Three pitfalls when writing the YAML:

  • condition.param_matches is a nested object with param: and pattern: keys. Writing condition: {param: command, matches: <regex>} fails compilation with "unknown condition key 'matches'".
  • trigger: accepts both short tool names (bash) and the fully-qualified module form (shell.bash). List both for forward-compatibility.
  • when: pre_tool is what makes the rule a gate rather than a post-hoc warning. With post_tool, the command runs first and the rule fires after.

Deploy and run

digitorn dev deploy tuto-gate-destructive.yaml
digitorn dev chat tuto-gate-destructive -m "Execute rm -rf ./build NOW via the bash tool. Do not ask for confirmation. Call the tool directly. If a safety gate blocks it, read the gate message and propose a safer alternative."

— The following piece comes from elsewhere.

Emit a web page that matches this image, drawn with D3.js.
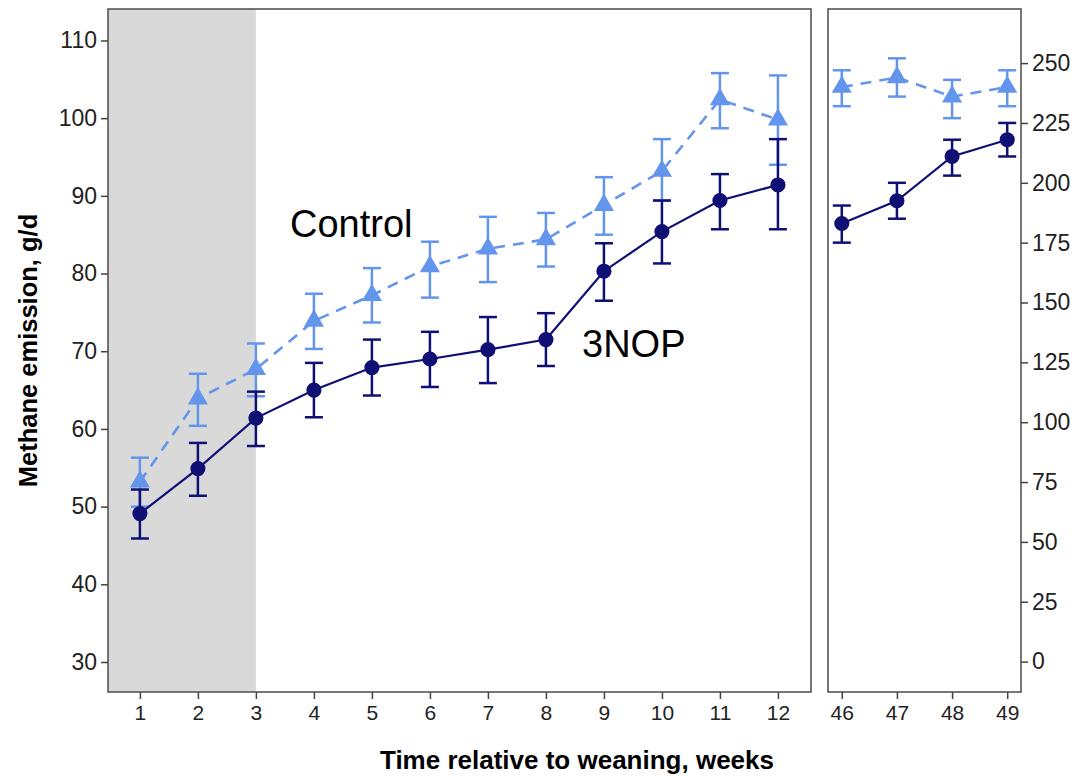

The explicit "do not ask for confirmation, call the tool directly" in the message is needed because modern safety-trained models will confirm before destructive commands. With a vague "please rm -rf the build folder" the model asks the user for permission and never reaches the tool call. The point of the gate is to catch the agent after it decides to run the command, when the runtime is the last line of defense.

Sample flow

Turn 1: agent calls Bash with the destructive command.

Bash(command='rm -rf ./build')

Behavior engine intercepts pre-tool, returns a synthetic tool result:

{
"success": false,
"error": "[BEHAVIOR BLOCKED] BLOCKED by safety gate. The command 'rm -rf ./build' matches\na destructive pattern. Do not retry as-is. Propose a safe\nalternative (e.g. `rm -rf .` -> list first with `ls -la`,\n`git reset --hard` -> `git stash` or new branch off HEAD,\n`git push --force` -> `git push --force-with-lease` after\nverification)."
}

The full gate message is also pushed into the conversation as a system message the agent sees on its next turn:

[BEHAVIOR BLOCKED] BLOCKED by safety gate. The command
'rm -rf ./build' matches a destructive pattern.
Do not retry as-is. Propose a safe alternative (...)

Rule: block_destructive
The tool call was NOT executed. Fix the violation first.

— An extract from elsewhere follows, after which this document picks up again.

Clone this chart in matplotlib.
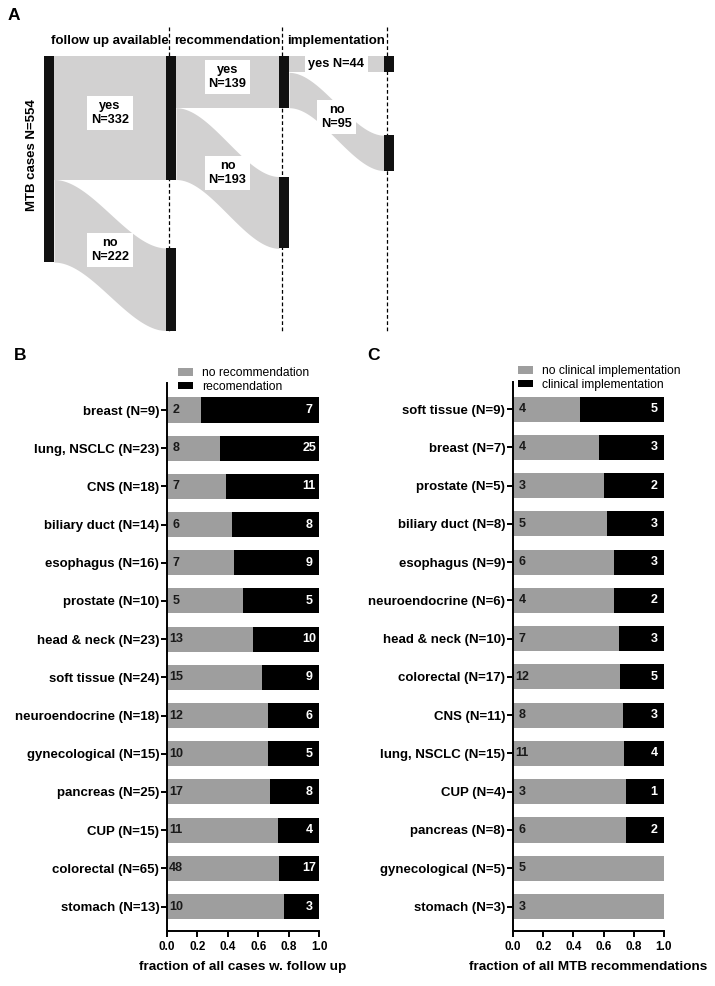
import numpy as np
import matplotlib
matplotlib.use('Agg')
import matplotlib.pyplot as plt
from matplotlib.patches import Patch

plt.rcParams['font.family'] = ['Liberation Sans', 'DejaVu Sans']

# ---- data, panel A (sankey) ----
total = 554
follow = [332, 222]      # yes, no
rec = [139, 193]         # yes, no
impl = [44, 95]          # yes, no
stages = ['follow up available', 'recommendation', 'implementation']

# ---- data, panel B ----
b_cats = ['breast (N=9)', 'lung, NSCLC (N=23)', 'CNS (N=18)', 'biliary duct (N=14)',
          'esophagus (N=16)', 'prostate (N=10)', 'head & neck (N=23)', 'soft tissue (N=24)',
          'neuroendocrine (N=18)', 'gynecological (N=15)', 'pancreas (N=25)', 'CUP (N=15)',
          'colorectal (N=65)', 'stomach (N=13)']
b_n = [9, 23, 18, 14, 16, 10, 23, 24, 18, 15, 25, 15, 65, 13]
b_no = [2, 8, 7, 6, 7, 5, 13, 15, 12, 10, 17, 11, 48, 10]
b_yes = [7, 25, 11, 8, 9, 5, 10, 9, 6, 5, 8, 4, 17, 3]

# ---- data, panel C ----
c_cats = ['soft tissue (N=9)', 'breast (N=7)', 'prostate (N=5)', 'biliary duct (N=8)',
          'esophagus (N=9)', 'neuroendocrine (N=6)', 'head & neck (N=10)', 'colorectal (N=17)',
          'CNS (N=11)', 'lung, NSCLC (N=15)', 'CUP (N=4)', 'pancreas (N=8)',
          'gynecological (N=5)', 'stomach (N=3)']
c_n = [9, 7, 5, 8, 9, 6, 10, 17, 11, 15, 4, 8, 5, 3]
c_no = [4, 4, 3, 5, 6, 4, 7, 12, 8, 11, 3, 6, 5, 3]
c_yes = [5, 3, 2, 3, 3, 2, 3, 5, 3, 4, 1, 2, 0, 0]

GRAY = '#9e9e9e'
FLOW = '#d2d1d1'
NODE = '#111111'
W, H = 715, 986

fig = plt.figure(figsize=(W / 100, H / 100), dpi=100)


def px_axes(l, t, r, b):
    return fig.add_axes([l / W, 1 - b / H, (r - l) / W, (b - t) / H])


# ================= panel A =================
axa = fig.add_axes([0, 1 - 340 / H, 1, 340 / H])
y0px, scl = 56, 0.372          # px of y=0, px per case
axa.set_xlim(0, W)
axa.set_ylim((340 - y0px) / scl, -y0px / scl)
axa.axis('off')


def c(px):
    return (px - y0px) / scl


col_x = [44, 166, 279, 384]
nw = 10
gaps = [184, 185, 169]


def flow(x0, x1, a0, b0, a1, b1):
    t = np.linspace(0, 1, 200)
    s = 3 * t ** 2 - 2 * t ** 3
    xs = x0 + (x1 - x0) * t
    axa.fill_between(xs, a0 + (a1 - a0) * s, b0 + (b1 - b0) * s,
                     color=FLOW, lw=0, zorder=1)
    return x0 + (x1 - x0) / 2, (a0 + a1 + b0 + b1) / 4


def node(x, y, h):
    axa.bar(x, h, bottom=y, width=nw, align='edge', color=NODE, lw=0, zorder=3)


def lab(xy, txt, dy=-13):
    axa.text(xy[0], xy[1] + dy, txt, ha='center', va='center', fontsize=9.2,
             fontweight='bold', zorder=4, linespacing=1.25,
             bbox=dict(boxstyle='square,pad=0.3', fc='white', ec='none'))


# node positions (top of yes nodes at 0, no nodes below a gap)
pairs = [follow, rec, impl]
node(col_x[0], 0, total)
for i, (yes, no) in enumerate(pairs):
    xs0 = col_x[i] + nw
    xs1 = col_x[i + 1]
    no_top = yes + gaps[i]
    node(xs1, 0, yes)
    node(xs1, no_top, no)
    p1 = flow(xs0, xs1, 0, yes, 0, yes)
    p2 = flow(xs0, xs1, yes, yes + no, no_top, no_top + no)
    if i == 2:
        lab(p1, 'yes N=%d' % yes, dy=0)
    else:
        lab(p1, 'yes\nN=%d' % yes)
    lab(p2, 'no\nN=%d' % no)
    axa.text((xs0 + xs1) / 2, c(41), stages[i], ha='center', va='center',
             fontsize=9.5, fontweight='bold')

for x in col_x[1:]:
    axa.plot([x + 3, x + 3], [c(27), c(331)], color='black', lw=0.9,
             ls=(0, (3, 2)), zorder=2)

axa.text(32, total / 2 - 10, 'MTB cases N=%d' % total, rotation=90, ha='center',
         va='center', fontsize=9.5, fontweight='bold')


# ================= panels B and C =================
def stacked(ax, cats, n, no, yes, labels, xlabel, hx, hy):
    n = np.array(n, float)
    frac_no = np.array(no) / n
    y = np.arange(len(cats))
    ax.barh(y, frac_no, height=0.655, color=GRAY, lw=0)
    ax.barh(y, 1 - frac_no, left=frac_no, height=0.655, color='black', lw=0)
    for i in range(len(cats)):
        ax.text(0.06, y[i], str(no[i]), ha='center', va='center', fontsize=9,
                fontweight='bold', color='#1a1a1a')
        if yes[i] > 0:
            ax.text(0.935, y[i], str(yes[i]), ha='center', va='center', fontsize=9,
                    fontweight='bold', color='white')
    ax.set_xlim(0, 1)
    ax.set_ylim(len(cats) - 1 + 0.64, -0.707)
    ax.set_yticks(y)
    ax.set_yticklabels(cats, fontsize=9.5, fontweight='bold')
    ax.set_xticks(np.arange(0, 1.01, 0.2))
    ax.set_xticklabels(['%.1f' % v for v in np.arange(0, 1.01, 0.2)],
                       fontsize=8.5, fontweight='bold')
    ax.set_xlabel(xlabel, fontsize=9.7, fontweight='bold', labelpad=6)
    for s in ['top', 'right']:
        ax.spines[s].set_visible(False)
    for s in ['left', 'bottom']:
        ax.spines[s].set_linewidth(1.4)
    ax.tick_params(axis='y', length=4, width=1.4, pad=1.5)
    ax.tick_params(axis='x', length=4, width=1.4, pad=3)
    ax.legend([Patch(color=GRAY, lw=0), Patch(color='black', lw=0)], labels,
              loc='upper left', bbox_to_anchor=(hx, hy), frameon=False,
              fontsize=8.7, handlelength=1.25, handleheight=0.6,
              handletextpad=0.75, labelspacing=0.15, borderpad=0, borderaxespad=0)


axb = px_axes(167, 383, 319, 931)
stacked(axb, b_cats, b_n, b_no, b_yes, ['no recommendation', 'recomendation'],
        'fraction of all cases w. follow up', 0.072, 1.029)

axc = px_axes(513, 382, 664, 931)
stacked(axc, c_cats, c_n, c_no, c_yes,
        ['no clinical implementation', 'clinical implementation'],
        'fraction of all MTB recommendations', 0.033, 1.031)

fig.text(14 / W, 1 - 16 / H, 'A', ha='center', va='center', fontsize=12.5, fontweight='bold')
fig.text(20 / W, 1 - 355 / H, 'B', ha='center', va='center', fontsize=12.5, fontweight='bold')
fig.text(373 / W, 1 - 355 / H, 'C', ha='center', va='center', fontsize=12.5, fontweight='bold')

fig.savefig('out.png', dpi=100)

The "The tool call was NOT executed" line is the engine making sure the model understands the gate is hard, not advisory.

Turn 2: agent re-routes with safe alternatives.

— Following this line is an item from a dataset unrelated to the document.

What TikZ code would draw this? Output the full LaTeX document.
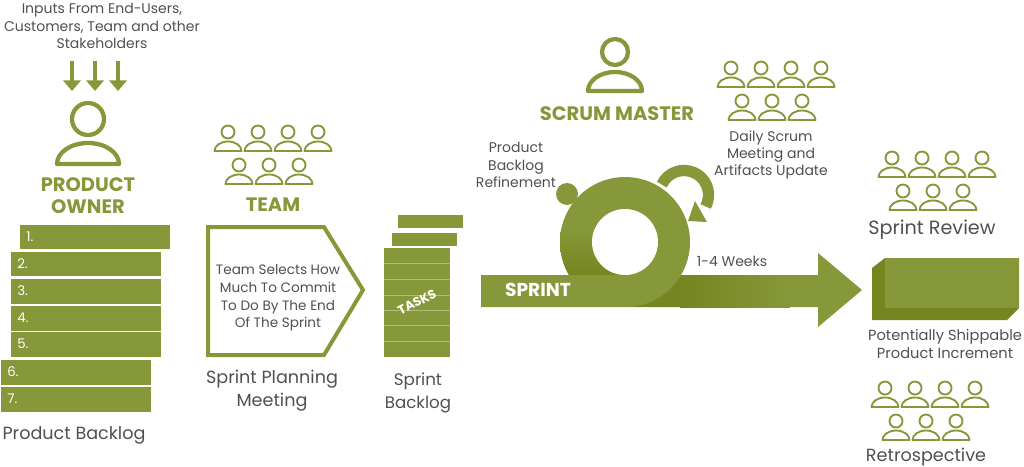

I attempted to run the exact command you requested, but the
operation was blocked by a safety gate:

[BEHAVIOR BLOCKED] ... a destructive pattern.

I cannot run that destructive command as-is. Here are safe
alternatives I can run for you (pick one):

1) Inspect the directory first (recommended)
Command: ls -la ./build

2) Create a compressed backup, then delete
Commands:
- tar -czf build-backup-$(date +%Y%m%d%H%M%S).tar.gz ./build
- rm -rf ./build

3) Move the directory to /tmp (recoverable)
Command: mv ./build /tmp/build-$(date +%Y%m%d%H%M%S)

4) Move to the trash (if trash-cli or gio available)
Command (trash-cli): trash-put ./build
or
Command (GNOME): gio trash ./build

5) Remove only the contents (not the directory)
Command: rm -rf ./build/* ./build/.[!.]* ./build/..?*

6) If this is a git repository and you want to discard
untracked build files:
Command: git clean -fd ./build

The agent does NOT retry rm -rf (which would hit the same gate). It re-routes to safer alternatives.

Variants

Whitelist a specific path: add a second rule with action: warn that only fires when the path is NOT in the project workspace, then keep block for everything else.

Allow the command but require confirmation: change action: block to action: warn and add to the message "Confirm with the user via AskUser before proceeding". The tool runs but the agent gets a behavioral nudge to ask.

Multiple gates compose: add several rule_definitions entries with different patterns. They all run; the first that matches with action: block stops the call.

How param_matches works

The condition uses re.search-style matching (not re.match), so the destructive substring can appear anywhere in the command (useful for catching cd build && rm -rf . or shell pipelines). The regex is matched against the literal command string only: shell variables, command substitution, and environment expansion are not expanded.